The Leveson Inquiry will dominate this week. Inside Number 10 they regard it as ‘the most difficult’ of the three big issues dominating their time at the moment – the other two are the autumn statement and the EU Budget.
But I suspect that voters will be far less interested in Leveson and the Prime Minister’s response to it than the media and political class are. I’d be surprised if Cameron’s handling of it changed the views of voters—as opposed to those of elites— of him.
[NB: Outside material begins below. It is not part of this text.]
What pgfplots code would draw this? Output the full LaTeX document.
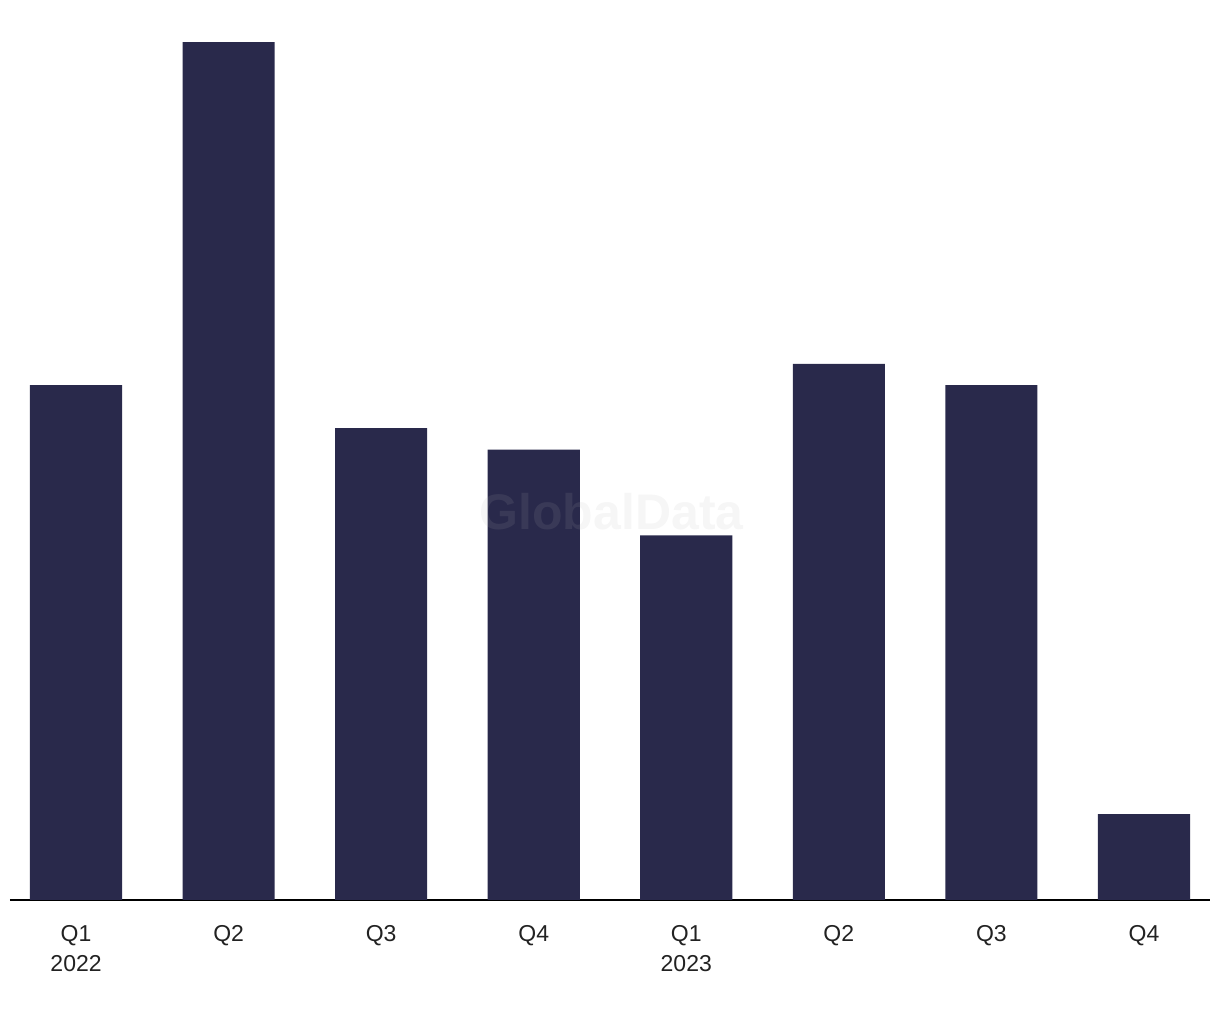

So, on The Sunday Politics today it was striking to see Liam Byrne, Labour’s welfare spokesman, trying to turn Cameron’s striver rhetoric back on him. In an interview with Andrew Neil, Byrne complained that the government is ‘short changing the strivers’ and ‘taking out on Britain’s strivers’. The basis for this claim is that the government has cut tax credits; it would–of course—point out that it has also cut income tax for all basic rate taxpayers through raising the personal allowance. But Byrne’s language, with his talk about how ‘the people who are being made to pay for [the rise in people out of work] are people in work’ who are having their tax credits cut is a bracing piece of political position.
Byrne is not an influential a figure as he once was: he has lost control of Labour’s policy review. But it’ll be interesting to see if this striver jiu-jitsu becomes a feature of Labour attacks on Cameron.